Steve Climons, Creative Director

Crossover Creative Group, San Francisco

Ban Outdoor Advertising?

That was a cool piece on the Billboard Liberation Front ("Altered States," June), and I also liked your related Letter From the Editor. I agree, Jack Napier is not a white knight. I'd love to see a survey of your readership on the question of eliminating all outdoor advertising. I think many ad folk secretly loathe outdoor. (Remember Ogilvy's plan to be a billboard vigilante after retiring?) I'd have a hard time telling an individual client not to run billboards, if his competition is doing it, but I'd support an overall ban so that no one could do it. Side point, re your editorial: Yes, you could paint your house fuchsia. Few people do, so it's hardly a problem. But if the World Fuchsia Society started offering big bucks to willing homeowners, the world would get real ugly real fast. That's what's happened with billboards.

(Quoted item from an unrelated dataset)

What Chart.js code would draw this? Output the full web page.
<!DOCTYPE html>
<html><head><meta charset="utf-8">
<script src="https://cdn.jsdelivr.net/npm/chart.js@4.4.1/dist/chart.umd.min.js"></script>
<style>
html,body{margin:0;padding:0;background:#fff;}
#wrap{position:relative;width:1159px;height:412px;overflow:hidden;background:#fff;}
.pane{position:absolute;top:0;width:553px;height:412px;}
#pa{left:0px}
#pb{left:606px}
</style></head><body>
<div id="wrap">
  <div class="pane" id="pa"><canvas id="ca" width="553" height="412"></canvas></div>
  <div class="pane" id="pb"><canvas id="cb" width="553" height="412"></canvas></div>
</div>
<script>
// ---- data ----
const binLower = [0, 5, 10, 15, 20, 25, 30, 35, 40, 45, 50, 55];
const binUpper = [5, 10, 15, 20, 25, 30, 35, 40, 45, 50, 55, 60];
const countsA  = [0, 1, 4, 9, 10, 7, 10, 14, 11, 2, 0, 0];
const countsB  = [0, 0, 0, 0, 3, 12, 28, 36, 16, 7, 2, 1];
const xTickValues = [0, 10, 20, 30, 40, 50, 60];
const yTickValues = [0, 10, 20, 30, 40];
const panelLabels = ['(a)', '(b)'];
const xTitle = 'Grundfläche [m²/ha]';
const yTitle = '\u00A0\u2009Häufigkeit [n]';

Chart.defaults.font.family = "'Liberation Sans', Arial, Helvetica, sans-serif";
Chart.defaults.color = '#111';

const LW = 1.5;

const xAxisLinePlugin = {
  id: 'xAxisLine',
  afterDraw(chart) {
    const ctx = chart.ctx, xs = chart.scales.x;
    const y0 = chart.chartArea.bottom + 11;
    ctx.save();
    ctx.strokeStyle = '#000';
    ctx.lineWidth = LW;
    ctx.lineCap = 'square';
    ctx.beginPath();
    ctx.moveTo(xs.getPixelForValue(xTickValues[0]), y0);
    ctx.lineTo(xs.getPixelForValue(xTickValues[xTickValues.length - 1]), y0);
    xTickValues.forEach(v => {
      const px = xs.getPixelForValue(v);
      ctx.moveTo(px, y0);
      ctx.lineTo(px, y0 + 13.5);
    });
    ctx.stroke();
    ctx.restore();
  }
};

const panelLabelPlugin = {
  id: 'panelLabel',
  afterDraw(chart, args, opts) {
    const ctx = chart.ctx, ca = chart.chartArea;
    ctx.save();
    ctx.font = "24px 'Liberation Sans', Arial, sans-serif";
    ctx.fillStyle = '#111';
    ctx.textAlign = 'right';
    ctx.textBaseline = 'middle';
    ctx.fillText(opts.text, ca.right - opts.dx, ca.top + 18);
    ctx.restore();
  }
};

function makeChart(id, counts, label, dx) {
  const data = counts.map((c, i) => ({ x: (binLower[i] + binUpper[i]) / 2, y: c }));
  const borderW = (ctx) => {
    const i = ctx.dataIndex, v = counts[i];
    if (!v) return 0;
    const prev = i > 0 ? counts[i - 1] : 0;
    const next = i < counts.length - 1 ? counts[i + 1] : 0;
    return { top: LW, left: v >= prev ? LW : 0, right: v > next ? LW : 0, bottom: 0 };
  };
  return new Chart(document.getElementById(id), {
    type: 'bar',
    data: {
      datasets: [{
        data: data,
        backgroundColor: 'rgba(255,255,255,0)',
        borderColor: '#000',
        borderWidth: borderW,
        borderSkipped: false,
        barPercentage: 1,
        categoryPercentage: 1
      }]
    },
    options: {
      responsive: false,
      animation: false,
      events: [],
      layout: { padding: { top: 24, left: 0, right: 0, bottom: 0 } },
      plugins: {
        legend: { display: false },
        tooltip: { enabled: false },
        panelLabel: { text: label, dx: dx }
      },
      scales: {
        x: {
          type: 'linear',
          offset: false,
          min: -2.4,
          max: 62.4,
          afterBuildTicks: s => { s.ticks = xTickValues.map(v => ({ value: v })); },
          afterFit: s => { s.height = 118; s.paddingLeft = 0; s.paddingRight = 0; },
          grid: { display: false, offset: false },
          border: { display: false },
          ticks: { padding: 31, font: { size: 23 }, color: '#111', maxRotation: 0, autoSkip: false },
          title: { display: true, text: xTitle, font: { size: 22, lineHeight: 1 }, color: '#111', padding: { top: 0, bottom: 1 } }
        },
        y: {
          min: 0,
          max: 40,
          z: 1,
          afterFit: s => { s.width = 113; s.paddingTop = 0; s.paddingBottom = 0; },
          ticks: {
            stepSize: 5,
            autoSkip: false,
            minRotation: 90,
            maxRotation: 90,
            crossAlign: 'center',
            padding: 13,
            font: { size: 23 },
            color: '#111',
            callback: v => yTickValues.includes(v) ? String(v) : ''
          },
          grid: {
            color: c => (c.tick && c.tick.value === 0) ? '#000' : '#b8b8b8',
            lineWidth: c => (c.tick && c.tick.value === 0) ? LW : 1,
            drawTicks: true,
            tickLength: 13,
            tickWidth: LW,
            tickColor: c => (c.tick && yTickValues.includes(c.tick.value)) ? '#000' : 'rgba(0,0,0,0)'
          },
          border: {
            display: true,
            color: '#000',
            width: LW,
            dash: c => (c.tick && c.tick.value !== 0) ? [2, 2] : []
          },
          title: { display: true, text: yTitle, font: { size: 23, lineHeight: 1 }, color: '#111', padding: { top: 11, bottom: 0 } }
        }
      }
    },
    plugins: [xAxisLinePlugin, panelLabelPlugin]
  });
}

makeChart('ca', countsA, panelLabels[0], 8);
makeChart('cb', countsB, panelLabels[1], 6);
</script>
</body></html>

Tom O'Connor, Copywriting Student

Creative Circus, Atlanta

007 With Too Much Time

I just finished reading Warren Berger's "Altered States," regarding the "work" of the Billboard Liberation Front, and have come to three conclusions:

1) Jack Napier gets off on living out his 007 spy fantasies.

2) His "culture-jamming activists" have way too much time on their hands.

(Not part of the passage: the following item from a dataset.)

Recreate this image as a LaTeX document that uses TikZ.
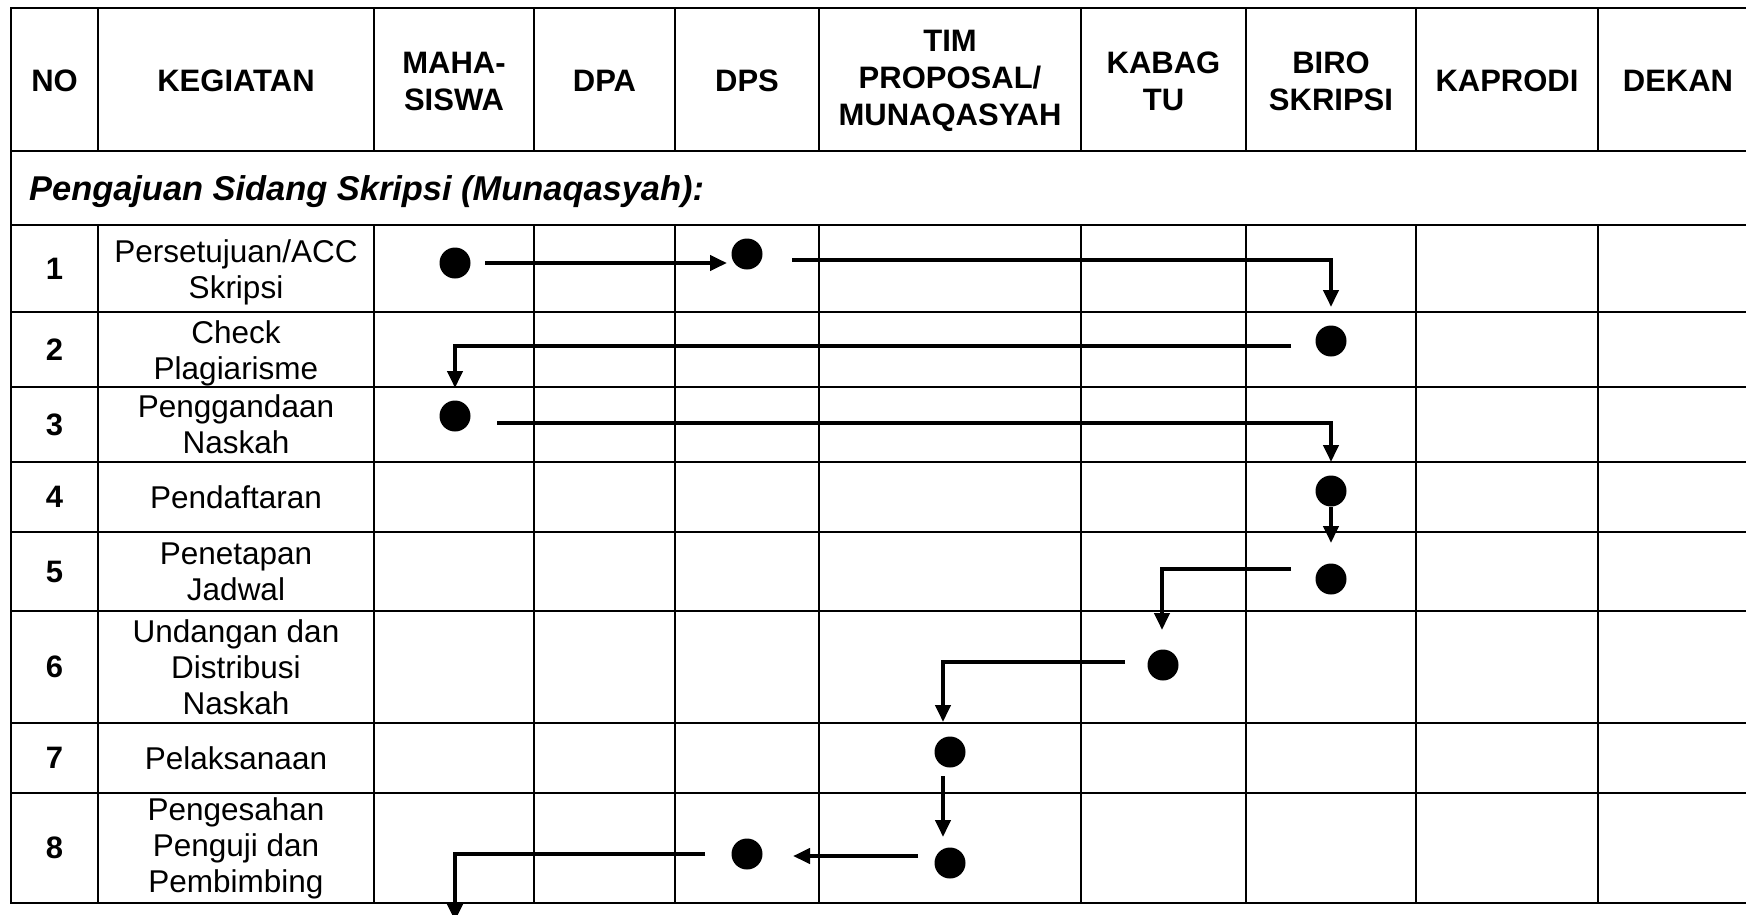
\documentclass[tikz,border=0pt]{standalone}
\usepackage{fontspec}
\setmainfont{Liberation Sans}
\usetikzlibrary{arrows.meta}
\begin{document}
\begin{tikzpicture}[x=1pt,y=-1pt,
  grid/.style={line width=2pt,line cap=rect},
  flow/.style={line width=4pt,-{Triangle[width=15pt,length=17pt]}},
  dot/.style={circle,fill=black,draw=none,minimum size=31pt,inner sep=0pt},
  hdr/.style={font=\bfseries\fontsize{31}{37}\selectfont,align=center,inner sep=0pt},
  num/.style={font=\bfseries\fontsize{31}{36}\selectfont,inner sep=0pt},
  txt/.style={font=\fontsize{31.5}{36}\selectfont,align=center,inner sep=0pt},
  sect/.style={font=\bfseries\itshape\fontsize{34.4}{40}\selectfont,anchor=base west,inner sep=0pt}
]
\useasboundingbox (0,0) rectangle (1746,914);
\fill[white] (0,0) rectangle (1746,914);

% table grid
\foreach \y in {8,151,225,312,387,462,532,611,723,793,903}
  \draw[grid] (11,\y) -- (1775,\y);
\draw[grid] (11,8) -- (11,903);
\foreach \x in {98,374,534,675,819,1081,1246,1416,1598} {
  \draw[grid] (\x,8) -- (\x,151);
  \draw[grid] (\x,225) -- (\x,903);
}

% header
\node[hdr] (hno)  at (54.5,81) {NO};
\node[hdr] (hkeg) at (236,81) {KEGIATAN};
\node[hdr] (hmhs) at (454,81) {MAHA-\\SISWA};
\node[hdr] (hdpa) at (604.5,81) {DPA};
\node[hdr] (hdps) at (747,81) {DPS};
\node[hdr] (htim) at (950,81) {TIM\\PROPOSAL/\\MUNAQASYAH};
\node[hdr] (hkab) at (1163.5,81) {KABAG\\TU};
\node[hdr] (hbir) at (1331,81) {BIRO\\SKRIPSI};
\node[hdr] (hkap) at (1507,81) {KAPRODI};
\node[hdr] (hdek) at (1678,81) {DEKAN};

% section title
\node[sect] (sec) at (29,200) {Pengajuan Sidang Skripsi (Munaqasyah):};

% numbers and activities
\node[num] (n1) at (54.5,268.5) {1};
\node[txt] (k1) at (236,272) {Persetujuan/ACC\\Skripsi};
\node[num] (n2) at (54.5,349.5) {2};
\node[txt] (k2) at (236,353) {Check\\Plagiarisme};
\node[num] (n3) at (54.5,424.5) {3};
\node[txt] (k3) at (236,424.5) {Penggandaan\\Naskah};
\node[num] (n4) at (54.5,497) {4};
\node[txt] (k4) at (236,497) {Pendaftaran};
\node[num] (n5) at (54.5,571.5) {5};
\node[txt] (k5) at (236,571.5) {Penetapan\\Jadwal};
\node[num] (n6) at (54.5,667) {6};
\node[txt] (k6) at (236,667) {Undangan dan\\Distribusi\\Naskah};
\node[num] (n7) at (54.5,758) {7};
\node[txt] (k7) at (236,758) {Pelaksanaan};
\node[num] (n8) at (54.5,848) {8};
\node[txt] (k8) at (236,848) {Pengesahan\\Penguji dan\\Pembimbing};

% dots
\node[dot] (m1) at (455,263) {};
\node[dot] (s1) at (747,254) {};
\node[dot] (b2) at (1331,341) {};
\node[dot] (m3) at (455,416) {};
\node[dot] (b4) at (1331,491) {};
\node[dot] (b5) at (1331,579) {};
\node[dot] (k6d) at (1163,665) {};
\node[dot] (t7) at (950,752) {};
\node[dot] (t8) at (950,863) {};
\node[dot] (s8) at (747,854) {};

% connector ends
\coordinate (a1s) at (485,263);  \coordinate (a1e) at (727,263);
\coordinate (a2s) at (792,260);  \coordinate (a2e) at (1331,307);
\coordinate (a3s) at (1291,346); \coordinate (a3e) at (455,388);
\coordinate (a4s) at (497,423);  \coordinate (a4e) at (1331,462);
\coordinate (a5e) at (1331,543);
\coordinate (a6s) at (1291,569); \coordinate (a6e) at (1162,630);
\coordinate (a7s) at (1125,662); \coordinate (a7e) at (943,722);
\coordinate (a8s) at (943,776);  \coordinate (a8e) at (943,837);
\coordinate (a9s) at (918,856);  \coordinate (a9e) at (793,856);
\coordinate (a10s) at (705,854); \coordinate (a10e) at (455,921);

% connectors
\draw[flow] (a1s) -- (a1e);
\draw[flow] (a2s) -| (a2e);
\draw[flow] (a3s) -| (a3e);
\draw[flow] (a4s) -| (a4e);
\draw[flow] (b4.south) -- (a5e);
\draw[flow] (a6s) -| (a6e);
\draw[flow] (a7s) -| (a7e);
\draw[flow] (a8s) -- (a8e);
\draw[flow] (a9s) -- (a9e);
\draw[flow] (a10s) -| (a10e);
\end{tikzpicture}
\end{document}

3) I'm glad I live in Syracuse, where life may not be as exciting as in San Francisco or New York, but at least I'm not exposed to messages from self-important hypocrites who vandalize property in the name of social justice.

Sue Stiles, Senior Copywriter

Sage Marketing Communications, Syracuse, N.Y.

Repugnant and Juvenile

I'm not a big fan of attorneys and have never written in defense of one - especially one employed by a cigarette company - but I found your cavalier reply to Mr. Blynn's claim of copyright infringement (We've Got Mail, June) not only repugnant, but juvenile. Copyright infringement is a serious issue, no matter what you may feel about the copyright holder. Responding to Mr. Blynn with such a `screw you,' smart-ass attitude gives credence to the practice of illegally using copyrighted works and is irresponsible for a creative industry publication to do. Shame on you.

John Sharpe President

Sharpe & Associates Artist Representatives, Los Angeles

Creativity neither condones nor practices copyright theft. As Mr. Blynn knows, however, the legislation governing copyright issues allows for something called `fair use,' an umbrella term that includes satire and parody. The U.S. tobacco industry is mired in litigation that threatens its very existence. That an R.J. Reynolds lawyer chooses to bully a magazine for publishing a visual joke seems like a curious allocation of legal resources to us. - Ed.

Quic Cut

Though the competition was blistering, The Worst Name for an Xtreme Deodorant goes to Old Spice for High Endurance Red Zone. Red zone? Not only is that hopelessly tach-y, it conjures up a vivid image of the kind of festering skin irritation that makes dermatologists giggle. And get this reckless headline: "Don't worry about that odd feeling under your arms. It's called dryness." No, Old Spice, it's called eczema, and we don't want any, thanks.